## What is expected
Output the line that holds "Convert this chart to matplotlib code.", the line that holds "from matplotlib.patches import Rectangle", and every line between them, exactly, but none of the pictures.

───── Dataset extract

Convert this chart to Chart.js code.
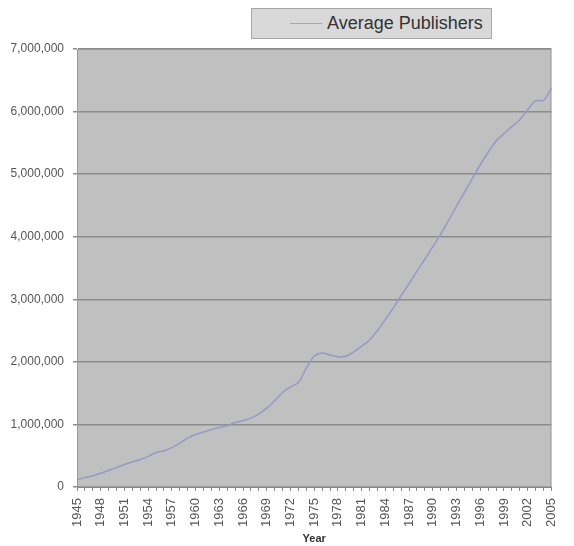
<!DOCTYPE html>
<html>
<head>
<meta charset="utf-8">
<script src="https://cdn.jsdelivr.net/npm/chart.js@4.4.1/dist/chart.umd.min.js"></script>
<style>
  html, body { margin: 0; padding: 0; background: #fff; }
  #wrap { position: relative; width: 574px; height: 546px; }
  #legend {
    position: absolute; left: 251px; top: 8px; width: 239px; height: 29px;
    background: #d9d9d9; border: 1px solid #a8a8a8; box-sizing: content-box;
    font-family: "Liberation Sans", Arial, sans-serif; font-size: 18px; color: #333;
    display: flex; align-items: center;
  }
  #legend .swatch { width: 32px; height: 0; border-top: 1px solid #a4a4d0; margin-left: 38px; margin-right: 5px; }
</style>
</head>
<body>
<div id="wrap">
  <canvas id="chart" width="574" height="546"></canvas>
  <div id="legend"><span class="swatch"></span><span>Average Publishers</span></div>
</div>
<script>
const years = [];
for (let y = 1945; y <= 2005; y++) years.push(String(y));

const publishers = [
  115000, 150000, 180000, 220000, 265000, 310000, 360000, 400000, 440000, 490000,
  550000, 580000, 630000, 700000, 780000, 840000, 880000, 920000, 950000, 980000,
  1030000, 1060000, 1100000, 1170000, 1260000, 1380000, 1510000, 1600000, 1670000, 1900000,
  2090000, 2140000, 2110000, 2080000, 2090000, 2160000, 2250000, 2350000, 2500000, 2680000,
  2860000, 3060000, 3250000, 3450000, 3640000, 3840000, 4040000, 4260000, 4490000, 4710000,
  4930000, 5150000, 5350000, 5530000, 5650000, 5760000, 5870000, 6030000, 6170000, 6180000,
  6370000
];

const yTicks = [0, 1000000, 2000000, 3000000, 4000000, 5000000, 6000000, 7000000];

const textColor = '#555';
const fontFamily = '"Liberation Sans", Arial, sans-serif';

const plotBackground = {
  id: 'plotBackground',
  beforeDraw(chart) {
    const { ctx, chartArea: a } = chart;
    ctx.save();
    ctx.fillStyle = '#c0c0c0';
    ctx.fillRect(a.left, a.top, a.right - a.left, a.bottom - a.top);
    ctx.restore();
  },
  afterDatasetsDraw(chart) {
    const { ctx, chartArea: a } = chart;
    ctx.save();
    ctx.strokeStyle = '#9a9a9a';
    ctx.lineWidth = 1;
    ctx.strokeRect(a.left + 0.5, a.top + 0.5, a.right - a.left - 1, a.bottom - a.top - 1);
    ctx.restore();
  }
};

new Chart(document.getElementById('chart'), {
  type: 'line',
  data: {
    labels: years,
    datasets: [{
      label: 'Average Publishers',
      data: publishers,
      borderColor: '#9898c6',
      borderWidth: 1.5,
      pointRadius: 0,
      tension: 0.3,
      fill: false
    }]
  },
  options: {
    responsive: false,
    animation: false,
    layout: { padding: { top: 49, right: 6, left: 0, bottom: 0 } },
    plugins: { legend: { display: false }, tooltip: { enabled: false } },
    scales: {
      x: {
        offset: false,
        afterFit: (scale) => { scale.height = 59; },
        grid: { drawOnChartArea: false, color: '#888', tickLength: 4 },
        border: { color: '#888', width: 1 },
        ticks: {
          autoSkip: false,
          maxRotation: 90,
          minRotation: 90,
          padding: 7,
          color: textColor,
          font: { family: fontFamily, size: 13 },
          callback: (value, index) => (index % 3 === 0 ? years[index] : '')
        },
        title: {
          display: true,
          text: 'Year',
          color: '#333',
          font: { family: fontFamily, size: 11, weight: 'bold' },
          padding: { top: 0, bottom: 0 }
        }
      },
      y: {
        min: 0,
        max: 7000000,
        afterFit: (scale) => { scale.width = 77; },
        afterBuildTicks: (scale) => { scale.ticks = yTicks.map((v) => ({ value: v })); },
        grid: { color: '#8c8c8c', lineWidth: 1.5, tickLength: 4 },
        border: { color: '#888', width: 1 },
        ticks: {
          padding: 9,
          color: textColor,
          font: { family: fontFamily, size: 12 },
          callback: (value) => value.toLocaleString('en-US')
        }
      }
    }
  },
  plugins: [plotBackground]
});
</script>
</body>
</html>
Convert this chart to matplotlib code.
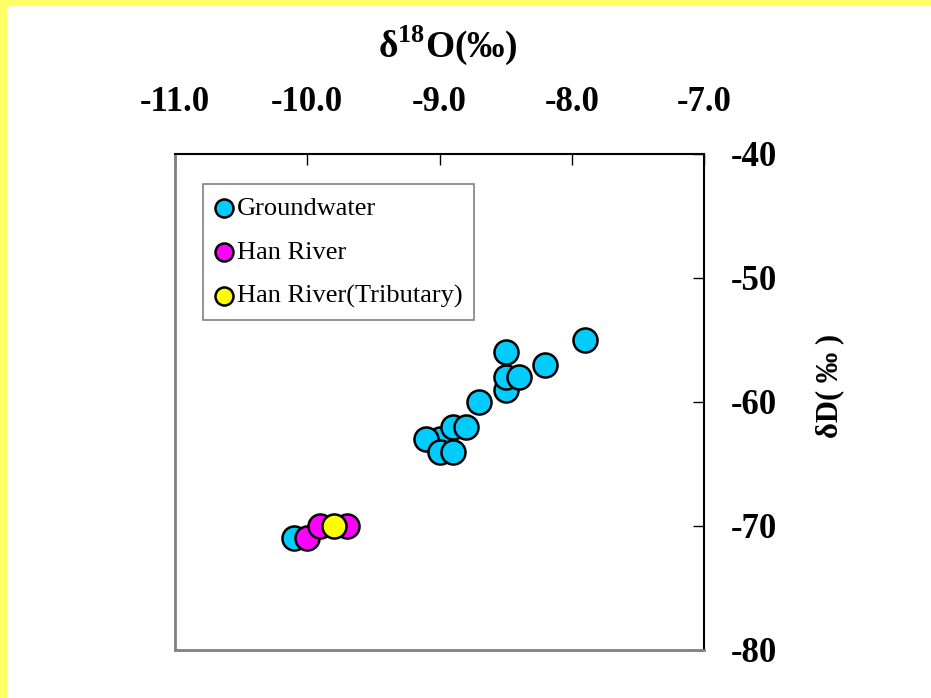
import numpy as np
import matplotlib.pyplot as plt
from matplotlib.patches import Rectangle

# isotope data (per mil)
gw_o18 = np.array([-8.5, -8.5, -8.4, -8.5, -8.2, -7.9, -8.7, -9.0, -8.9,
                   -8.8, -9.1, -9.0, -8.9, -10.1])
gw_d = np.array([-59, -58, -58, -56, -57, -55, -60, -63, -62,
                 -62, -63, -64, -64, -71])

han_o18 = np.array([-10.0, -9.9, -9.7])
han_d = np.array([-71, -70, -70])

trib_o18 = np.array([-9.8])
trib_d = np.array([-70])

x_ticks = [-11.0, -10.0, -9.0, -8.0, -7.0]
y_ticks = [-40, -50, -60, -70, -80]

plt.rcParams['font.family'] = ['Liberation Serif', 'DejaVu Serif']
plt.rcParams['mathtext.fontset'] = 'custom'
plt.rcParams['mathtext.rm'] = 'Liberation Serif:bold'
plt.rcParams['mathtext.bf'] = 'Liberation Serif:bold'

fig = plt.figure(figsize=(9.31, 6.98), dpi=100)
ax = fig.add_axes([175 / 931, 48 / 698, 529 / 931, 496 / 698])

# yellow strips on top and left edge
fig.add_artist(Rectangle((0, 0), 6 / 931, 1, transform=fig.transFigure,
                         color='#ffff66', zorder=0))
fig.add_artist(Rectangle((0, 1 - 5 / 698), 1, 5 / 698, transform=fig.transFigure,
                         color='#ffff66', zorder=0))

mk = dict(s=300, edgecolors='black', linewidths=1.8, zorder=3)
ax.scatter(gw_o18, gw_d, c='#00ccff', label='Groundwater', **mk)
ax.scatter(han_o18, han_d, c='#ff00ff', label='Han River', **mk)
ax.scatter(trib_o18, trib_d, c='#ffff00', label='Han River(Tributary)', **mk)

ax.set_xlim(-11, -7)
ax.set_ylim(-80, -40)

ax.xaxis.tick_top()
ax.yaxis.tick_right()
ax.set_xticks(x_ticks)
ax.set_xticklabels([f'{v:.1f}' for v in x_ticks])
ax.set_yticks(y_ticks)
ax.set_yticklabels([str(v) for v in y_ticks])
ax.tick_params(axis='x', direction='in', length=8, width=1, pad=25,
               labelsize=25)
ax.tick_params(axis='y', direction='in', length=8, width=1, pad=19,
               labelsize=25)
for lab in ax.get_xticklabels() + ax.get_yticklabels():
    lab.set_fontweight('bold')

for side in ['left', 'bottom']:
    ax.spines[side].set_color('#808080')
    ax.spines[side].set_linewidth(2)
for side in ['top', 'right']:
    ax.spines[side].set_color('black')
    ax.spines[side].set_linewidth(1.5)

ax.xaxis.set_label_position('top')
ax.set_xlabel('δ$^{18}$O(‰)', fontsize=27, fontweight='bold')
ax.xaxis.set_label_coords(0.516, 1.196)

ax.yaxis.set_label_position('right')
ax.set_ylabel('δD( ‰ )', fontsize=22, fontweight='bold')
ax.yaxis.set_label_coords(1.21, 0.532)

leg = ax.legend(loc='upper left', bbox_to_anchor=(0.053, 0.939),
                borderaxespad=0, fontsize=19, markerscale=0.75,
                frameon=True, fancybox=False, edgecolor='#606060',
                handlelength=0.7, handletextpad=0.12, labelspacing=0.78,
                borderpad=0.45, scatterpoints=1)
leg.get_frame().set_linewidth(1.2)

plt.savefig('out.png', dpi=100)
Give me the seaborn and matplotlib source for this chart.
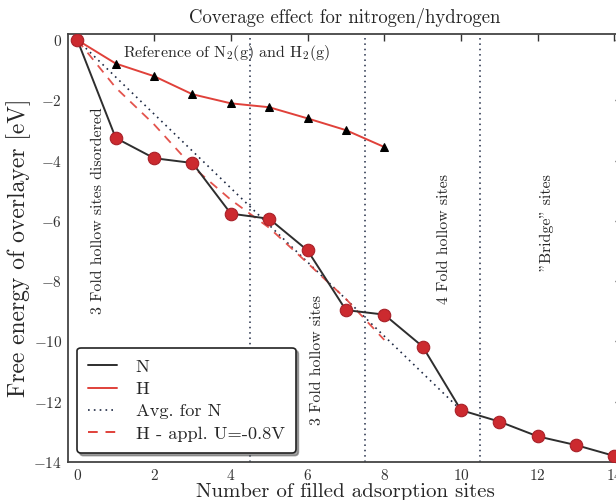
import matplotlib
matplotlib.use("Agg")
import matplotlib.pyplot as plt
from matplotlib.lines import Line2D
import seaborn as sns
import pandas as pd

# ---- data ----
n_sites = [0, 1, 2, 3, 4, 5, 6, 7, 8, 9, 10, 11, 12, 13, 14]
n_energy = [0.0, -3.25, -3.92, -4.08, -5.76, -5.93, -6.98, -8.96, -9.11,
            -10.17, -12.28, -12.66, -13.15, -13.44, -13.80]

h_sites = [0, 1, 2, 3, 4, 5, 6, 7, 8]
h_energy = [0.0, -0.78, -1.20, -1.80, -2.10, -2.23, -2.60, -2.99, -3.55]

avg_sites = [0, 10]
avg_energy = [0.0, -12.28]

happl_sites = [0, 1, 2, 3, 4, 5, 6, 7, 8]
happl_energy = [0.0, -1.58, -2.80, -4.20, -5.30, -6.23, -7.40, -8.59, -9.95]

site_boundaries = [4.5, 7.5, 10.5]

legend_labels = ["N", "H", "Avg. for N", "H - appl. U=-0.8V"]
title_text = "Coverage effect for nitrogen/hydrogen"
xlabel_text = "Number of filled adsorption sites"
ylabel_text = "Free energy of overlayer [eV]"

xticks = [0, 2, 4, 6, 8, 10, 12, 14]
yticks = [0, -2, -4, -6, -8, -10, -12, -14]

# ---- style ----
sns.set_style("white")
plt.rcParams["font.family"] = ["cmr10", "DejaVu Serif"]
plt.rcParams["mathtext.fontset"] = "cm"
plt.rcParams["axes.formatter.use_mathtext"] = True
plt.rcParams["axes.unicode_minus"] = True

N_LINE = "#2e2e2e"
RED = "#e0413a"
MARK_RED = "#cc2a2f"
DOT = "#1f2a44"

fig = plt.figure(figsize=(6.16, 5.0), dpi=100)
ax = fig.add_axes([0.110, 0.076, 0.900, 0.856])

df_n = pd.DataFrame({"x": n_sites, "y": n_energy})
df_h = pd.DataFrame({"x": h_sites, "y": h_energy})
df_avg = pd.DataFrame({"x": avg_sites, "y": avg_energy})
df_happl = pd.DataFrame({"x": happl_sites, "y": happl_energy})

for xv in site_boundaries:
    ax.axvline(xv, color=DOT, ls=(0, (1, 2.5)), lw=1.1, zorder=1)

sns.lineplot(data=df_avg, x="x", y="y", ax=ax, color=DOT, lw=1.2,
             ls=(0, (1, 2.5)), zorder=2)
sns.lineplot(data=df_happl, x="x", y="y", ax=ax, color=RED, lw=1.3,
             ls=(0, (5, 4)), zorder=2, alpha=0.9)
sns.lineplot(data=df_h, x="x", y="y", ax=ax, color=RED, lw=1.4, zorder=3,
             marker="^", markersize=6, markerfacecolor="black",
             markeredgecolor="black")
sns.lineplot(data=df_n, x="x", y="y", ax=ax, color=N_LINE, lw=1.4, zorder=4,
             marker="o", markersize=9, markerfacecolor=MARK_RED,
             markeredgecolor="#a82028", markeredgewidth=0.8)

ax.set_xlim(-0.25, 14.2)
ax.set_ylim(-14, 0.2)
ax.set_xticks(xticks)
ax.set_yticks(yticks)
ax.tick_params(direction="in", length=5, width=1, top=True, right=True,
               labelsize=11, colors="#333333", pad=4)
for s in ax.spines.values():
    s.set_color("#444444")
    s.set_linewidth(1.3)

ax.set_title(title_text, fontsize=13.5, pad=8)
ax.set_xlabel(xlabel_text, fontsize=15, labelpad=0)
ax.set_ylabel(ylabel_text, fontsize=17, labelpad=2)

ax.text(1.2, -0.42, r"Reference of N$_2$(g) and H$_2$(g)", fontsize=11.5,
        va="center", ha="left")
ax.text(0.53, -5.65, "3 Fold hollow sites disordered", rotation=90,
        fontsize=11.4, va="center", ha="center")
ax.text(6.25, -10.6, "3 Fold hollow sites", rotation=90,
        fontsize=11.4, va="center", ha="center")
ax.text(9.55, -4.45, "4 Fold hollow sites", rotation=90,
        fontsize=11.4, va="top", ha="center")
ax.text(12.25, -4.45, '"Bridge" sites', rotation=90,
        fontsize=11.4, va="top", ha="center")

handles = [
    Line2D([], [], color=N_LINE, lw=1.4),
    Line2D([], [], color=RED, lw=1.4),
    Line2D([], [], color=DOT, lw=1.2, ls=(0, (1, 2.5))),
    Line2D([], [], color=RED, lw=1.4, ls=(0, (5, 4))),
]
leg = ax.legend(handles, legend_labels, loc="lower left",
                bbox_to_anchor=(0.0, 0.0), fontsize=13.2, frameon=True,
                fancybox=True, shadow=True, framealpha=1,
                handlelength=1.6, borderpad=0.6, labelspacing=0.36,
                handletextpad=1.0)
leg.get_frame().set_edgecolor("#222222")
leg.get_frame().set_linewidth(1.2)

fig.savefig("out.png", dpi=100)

──────────

## Output for this task
Convert this chart to matplotlib code.
import numpy as np
import matplotlib.pyplot as plt
from matplotlib.patches import Rectangle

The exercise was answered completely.